> _Stored data_:
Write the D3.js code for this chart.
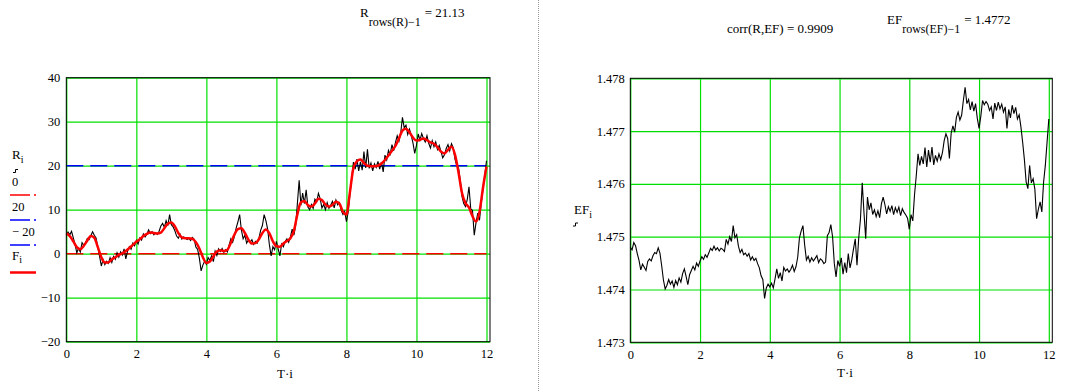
<!DOCTYPE html>
<html>
<head>
<meta charset="utf-8">
<script src="https://cdn.jsdelivr.net/npm/d3@7"></script>
<style>
  body { margin: 0; background: #fff; }
  svg, svg text, svg .tick text { font-family: "Liberation Serif", "DejaVu Serif", serif !important; fill: #000; }
</style>
</head>
<body>
<svg id="chart" width="1066" height="391" font-family="Liberation Serif"></svg>
<script>
// Data
const sampleStep = 0.05;   // spacing of R and EF samples along T·i
const smoothStep = 0.1;    // spacing of the F samples

const rValues = [
  4.2, 4.9, 4.3, 5.1, 3.6, 2.1, 0.2, 1.2, 0.4, 2.5, 1.9, 2.4, 3.5, 3.2, 4.1, 5.0, 4.2, 3.6, 1.5, -0.6,
  -2.8, -1.4, -2.5, -1.7, -2.2, -0.9, -2.0, -0.6, -1.3, 0.2, -0.8, 0.4, -0.3, 1.1, -1.2, 0.6, 1.6, 1.0, 2.4, 1.8,
  3.0, 2.2, 3.6, 3.1, 4.5, 3.8, 4.4, 5.4, 4.6, 5.0, 4.3, 4.8, 4.4, 5.1, 6.3, 6.9, 6.0, 7.5, 6.4, 8.9,
  6.6, 6.1, 5.2, 4.0, 3.5, 4.4, 3.3, 3.8, 3.6, 3.2, 3.5, 3.0, 3.7, 3.3, 1.5, 1.0, -1.0, -3.9, -2.6, -1.7,
  -2.4, -0.9, -1.5, -0.5, -1.8, 0.6, -0.4, 1.1, 0.5, 1.2, 0.3, 0.9, 0.4, 2.0, 3.4, 2.6, 3.9, 5.8, 7.2, 8.9,
  5.4, 3.4, 4.2, 2.4, 3.1, 2.6, 3.2, 2.1, 2.8, 2.4, 3.5, 5.3, 6.4, 8.9, 7.5, 5.6, 2.0, -0.5, 1.6, 0.9,
  2.8, 1.1, -0.5, 2.2, 1.6, 2.8, 3.4, 2.6, 3.8, 5.6, 4.2, 6.4, 11.5, 16.7, 11.0, 13.8, 11.4, 14.5, 10.6, 10.0,
  11.2, 10.3, 12.4, 11.8, 13.7, 12.5, 10.4, 11.2, 10.0, 11.6, 10.3, 11.0, 11.9, 10.4, 12.2, 11.1, 11.6, 9.9, 8.9, 9.6,
  7.3, 9.5, 13.5, 17.0, 20.8, 19.2, 21.5, 18.8, 20.9, 19.0, 23.2, 19.5, 23.7, 19.4, 20.6, 18.8, 20.4, 19.6, 21.0, 19.2,
  20.8, 18.6, 22.4, 21.3, 23.5, 22.6, 24.8, 23.4, 25.3, 26.8, 25.6, 27.4, 31.0, 28.6, 29.2, 27.1, 28.3, 26.9, 25.2, 22.8,
  24.6, 27.2, 25.8, 27.3, 26.2, 25.4, 26.8, 25.1, 24.0, 25.7, 24.3, 25.4, 23.7, 24.6, 23.2, 21.8, 22.5, 23.9, 24.8, 23.4,
  25.0, 24.1, 21.5, 20.0, 19.6, 16.7, 13.0, 11.4, 10.7, 12.3, 15.2, 10.2, 9.8, 4.2, 7.0, 9.2, 7.6, 11.5, 14.6, 17.8,
  21.13
];

const fValues = [
  4.6, 4.0, 2.8, 1.5, 1.0, 1.8, 3.0, 4.0, 3.6, 1.5,
  -0.8, -2.0, -2.0, -1.3, -0.8, -0.3, 0.1, 0.6, 1.3, 2.0,
  2.7, 3.3, 4.0, 4.5, 4.8, 4.7, 4.6, 4.8, 5.8, 6.8,
  7.1, 6.2, 4.7, 3.7, 3.5, 3.5, 3.4, 2.6, 1.2, -0.8,
  -2.1, -1.8, -0.6, 0.5, 0.8, 0.6, 0.9, 2.5, 4.3, 5.6,
  5.8, 4.7, 3.2, 2.3, 2.4, 3.3, 4.7, 5.5, 4.6, 2.8,
  1.7, 1.6, 2.3, 2.9, 3.5, 5.2, 9.0, 11.7, 12.0, 11.0,
  10.7, 11.4, 12.5, 12.2, 11.2, 10.7, 11.1, 11.8, 11.4, 9.5,
  8.9, 14.0, 19.5, 21.0, 21.4, 20.6, 20.0, 19.9, 19.9, 20.0,
  20.5, 21.3, 22.3, 23.4, 24.5, 26.2, 28.0, 28.4, 27.6, 26.4,
  25.7, 25.9, 26.2, 25.8, 25.3, 25.0, 24.2, 23.2, 22.8, 23.6,
  24.3, 22.5, 18.5, 13.8, 11.5, 10.5, 8.5, 7.3, 9.5, 15.0,
  19.8
];

const efValues = [
  1.47480, 1.47475, 1.47489, 1.47483, 1.47468, 1.47455, 1.47437, 1.47448, 1.47442, 1.47436, 1.47453, 1.47458, 1.47454, 1.47464, 1.47470, 1.47468, 1.47479, 1.47469, 1.47445, 1.47418,
  1.47401, 1.47408, 1.47419, 1.47410, 1.47416, 1.47404, 1.47417, 1.47409, 1.47422, 1.47414, 1.47430, 1.47439, 1.47425, 1.47409, 1.47428, 1.47436, 1.47444, 1.47437, 1.47450, 1.47444,
  1.47454, 1.47462, 1.47457, 1.47466, 1.47461, 1.47469, 1.47478, 1.47474, 1.47482, 1.47475, 1.47479, 1.47473, 1.47478, 1.47476, 1.47472, 1.47495, 1.47486, 1.47500, 1.47491, 1.47521,
  1.47498, 1.47504, 1.47482, 1.47470, 1.47476, 1.47466, 1.47469, 1.47463, 1.47468, 1.47456, 1.47462, 1.47455, 1.47459, 1.47449, 1.47441, 1.47426, 1.47419, 1.47383, 1.47403, 1.47410,
  1.47405, 1.47412, 1.47403, 1.47420, 1.47439, 1.47421, 1.47432, 1.47416, 1.47442, 1.47435, 1.47439, 1.47433, 1.47438, 1.47446, 1.47434, 1.47443, 1.47461, 1.47498, 1.47511, 1.47521,
  1.47484, 1.47456, 1.47463, 1.47452, 1.47460, 1.47454, 1.47459, 1.47464, 1.47451, 1.47458, 1.47455, 1.47449, 1.47452, 1.47502, 1.47508, 1.47523, 1.47500, 1.47449, 1.47424, 1.47455,
  1.47444, 1.47460, 1.47429, 1.47451, 1.47432, 1.47468, 1.47441, 1.47456, 1.47477, 1.47496, 1.47446, 1.47498, 1.47534, 1.47602, 1.47546, 1.47496, 1.47575, 1.47551, 1.47564, 1.47542,
  1.47551, 1.47538, 1.47549, 1.47536, 1.47562, 1.47575, 1.47561, 1.47543, 1.47557, 1.47548, 1.47559, 1.47542, 1.47555, 1.47546, 1.47556, 1.47540, 1.47553, 1.47546, 1.47541, 1.47535,
  1.47514, 1.47542, 1.47530, 1.47580, 1.47616, 1.47657, 1.47635, 1.47652, 1.47638, 1.47669, 1.47632, 1.47664, 1.47641, 1.47670, 1.47636, 1.47654, 1.47643, 1.47657, 1.47646, 1.47659,
  1.47682, 1.47695, 1.47686, 1.47648, 1.47696, 1.47710, 1.47698, 1.47726, 1.47736, 1.47721, 1.47730, 1.47758, 1.47783, 1.47752, 1.47760, 1.47740, 1.47756, 1.47738, 1.47752, 1.47724,
  1.47705, 1.47728, 1.47758, 1.47750, 1.47756, 1.47751, 1.47739, 1.47746, 1.47723, 1.47753, 1.47739, 1.47755, 1.47742, 1.47751, 1.47736, 1.47746, 1.47705, 1.47741, 1.47725, 1.47749,
  1.47733, 1.47745, 1.47723, 1.47731, 1.47708, 1.47679, 1.47646, 1.47604, 1.47591, 1.47635, 1.47602, 1.47610, 1.47590, 1.47534, 1.47552, 1.47566, 1.47547, 1.47603, 1.47635, 1.47679,
  1.47723
];

const refValues = [0, 20];          // horizontal reference traces 0 and 20
const xTicks = [0, 2, 4, 6, 8, 10, 12];
const rTicks = [-20, -10, 0, 10, 20, 30, 40];
const efTicks = [1.473, 1.474, 1.475, 1.476, 1.477, 1.478];
const xDomain = [0, 12.1];

// Layout and style
const serif = '"Liberation Serif", "DejaVu Serif", serif';
const gridColor = '#00e000';
const refColors = ['#ff0000', '#0000ff'];
const panels = {
    left:  { x0: 66.3, x1: 490, y0: 77.7, y1: 341.7 },
    right: { x0: 630.3, x1: 1052.3, y0: 78.3, y1: 342.3 }
};

const svg = d3.select('#chart');

// Frame, grid and tick labels for one panel
function drawFrame(box, x, y, yTicks, yFormat, yPad) {
    const g = svg.append('g');

    g.append('g')
        .attr('transform', `translate(0,${box.y1})`)
        .call(d3.axisBottom(x).tickValues(xTicks).tickSize(-(box.y1 - box.y0)).tickPadding(7.5).tickFormat(d3.format('d')))
        .attr('font-family', serif).attr('font-size', 12.5)
        .call(a => a.select('.domain').remove())
        .call(a => a.selectAll('line').attr('stroke', gridColor).attr('stroke-width', 1.2));

    g.append('g')
        .attr('transform', `translate(${box.x0},0)`)
        .call(d3.axisLeft(y).tickValues(yTicks).tickSize(-(box.x1 - box.x0)).tickPadding(yPad).tickFormat(yFormat))
        .attr('font-family', serif).attr('font-size', 12.5)
        .call(a => a.select('.domain').remove())
        .call(a => a.selectAll('line').attr('stroke', gridColor).attr('stroke-width', 1.2));

    return g;
}

function drawBorder(box) {
    svg.append('rect')
        .attr('x', box.x0).attr('y', box.y0)
        .attr('width', box.x1 - box.x0).attr('height', box.y1 - box.y0)
        .attr('fill', 'none').attr('stroke', '#000').attr('stroke-width', 1);
}

// ---- Left panel: R, F and reference levels
const L = panels.left;
const xL = d3.scaleLinear().domain(xDomain).range([L.x0, L.x1]);
const yL = d3.scaleLinear().domain([-20, 40]).range([L.y1, L.y0]);
drawFrame(L, xL, yL, rTicks, d3.format('d'), 6);

svg.append('g').selectAll('line')
    .data(refValues)
    .join('line')
    .attr('x1', L.x0).attr('x2', xL(12))
    .attr('y1', d => yL(d)).attr('y2', d => yL(d))
    .attr('stroke', (d, i) => refColors[i])
    .attr('stroke-width', 1.6)
    .attr('stroke-dasharray', '17,7');

const rLine = d3.line()
    .x((d, i) => xL(i * sampleStep))
    .y(d => yL(d));
svg.append('path')
    .datum(rValues)
    .attr('d', rLine)
    .attr('fill', 'none').attr('stroke', '#000').attr('stroke-width', 1.1);

const fLine = d3.line()
    .x((d, i) => xL(i * smoothStep))
    .y(d => yL(d))
    .curve(d3.curveMonotoneX);
svg.append('path')
    .datum(fValues)
    .attr('d', fLine)
    .attr('fill', 'none').attr('stroke', '#ff0000').attr('stroke-width', 2.5)
    .attr('stroke-linejoin', 'round');

drawBorder(L);

// ---- Right panel: EF
const Rb = panels.right;
const xR = d3.scaleLinear().domain(xDomain).range([Rb.x0, Rb.x1]);
const yR = d3.scaleLinear().domain([1.473, 1.478]).range([Rb.y1, Rb.y0]);
drawFrame(Rb, xR, yR, efTicks, d3.format('.3f'), 5.5);

const efLine = d3.line()
    .x((d, i) => xR(i * sampleStep))
    .y(d => yR(d));
svg.append('path')
    .datum(efValues)
    .attr('d', efLine)
    .attr('fill', 'none').attr('stroke', '#000').attr('stroke-width', 1.1);

drawBorder(Rb);

// ---- Separator between the two regions
svg.append('line')
    .attr('x1', 538.5).attr('x2', 538.5).attr('y1', 0).attr('y2', 391)
    .attr('stroke', '#9a9a9a').attr('stroke-width', 1).attr('stroke-dasharray', '1,1');

// ---- Axis titles
function subscripted(x, y, main, sub, size, subSize, drop) {
    const t = svg.append('text').attr('x', x).attr('y', y).attr('font-size', size).attr('font-family', serif);
    t.append('tspan').text(main);
    t.append('tspan').attr('font-size', subSize).attr('dy', drop).text(sub);
    return t;
}

function plainText(x, y, size, str, anchor) {
    return svg.append('text').attr('x', x).attr('y', y).attr('font-size', size)
        .attr('font-family', serif).attr('text-anchor', anchor || 'start').text(str);
}

plainText(285, 378, 13, 'T·i', 'middle');
plainText(845, 377, 13, 'T·i', 'middle');

// EF axis label with the small trace marker
subscripted(574, 214, 'EF', 'i', 13, 10, 3.5);
svg.append('path').attr('d', 'M573,226 H575.5 V223 H578').attr('fill', 'none').attr('stroke', '#000').attr('stroke-width', 1);

// Left legend (trace names)
subscripted(12, 159, 'R', 'i', 13, 10, 3.5);
svg.append('path').attr('d', 'M13,172.5 H15.5 V169.5 H18').attr('fill', 'none').attr('stroke', '#000').attr('stroke-width', 1);
plainText(12, 185.5, 12.5, '0');
svg.append('line').attr('x1', 10).attr('x2', 36).attr('y1', 195).attr('y2', 195)
    .attr('stroke', refColors[0]).attr('stroke-width', 1.5).attr('stroke-dasharray', '20,4');
plainText(12, 210.5, 12.5, '20');
svg.append('line').attr('x1', 10).attr('x2', 36).attr('y1', 220).attr('y2', 220)
    .attr('stroke', refColors[1]).attr('stroke-width', 1.5).attr('stroke-dasharray', '20,4');
plainText(12, 235.5, 12.5, '− 20');
svg.append('line').attr('x1', 10).attr('x2', 36).attr('y1', 245).attr('y2', 245)
    .attr('stroke', refColors[1]).attr('stroke-width', 1.5).attr('stroke-dasharray', '20,4');
subscripted(12, 259.5, 'F', 'i', 13, 10, 3.5);
svg.append('line').attr('x1', 10).attr('x2', 36).attr('y1', 272.5).attr('y2', 272.5)
    .attr('stroke', '#ff0000').attr('stroke-width', 2.5);

// ---- Result lines above the plots
const rLast = svg.append('text').attr('x', 360).attr('y', 16.6).attr('font-size', 13).attr('font-family', serif);
rLast.append('tspan').text('R');
rLast.append('tspan').attr('font-size', 12).attr('dy', 9).text('rows(R)−1');
rLast.append('tspan').attr('dy', -9).attr('dx', 4).text('= ' + rValues[rValues.length - 1].toFixed(2));

plainText(727, 32.5, 13, 'corr(R,EF) = 0.9909');

const efLast = svg.append('text').attr('x', 887).attr('y', 24).attr('font-size', 13).attr('font-family', serif);
efLast.append('tspan').text('EF');
efLast.append('tspan').attr('font-size', 12).attr('dy', 9).text('rows(EF)−1');
efLast.append('tspan').attr('dy', -9).attr('dx', 4).text('= ' + efValues[efValues.length - 1].toFixed(4));
</script>
</body>
</html>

> _Stated exercise_:
Reproduce the material above from its first line through the line containing "const smoothStep = 0.1;", both ends included, and skip every picture.

> _Reply_:
Write the D3.js code for this chart.
<!DOCTYPE html>
<html>
<head>
<meta charset="utf-8">
<script src="https://cdn.jsdelivr.net/npm/d3@7"></script>
<style>
  body { margin: 0; background: #fff; }
  svg, svg text, svg .tick text { font-family: "Liberation Serif", "DejaVu Serif", serif !important; fill: #000; }
</style>
</head>
<body>
<svg id="chart" width="1066" height="391" font-family="Liberation Serif"></svg>
<script>
// Data
const sampleStep = 0.05;   // spacing of R and EF samples along T·i
const smoothStep = 0.1;    // spacing of the F samples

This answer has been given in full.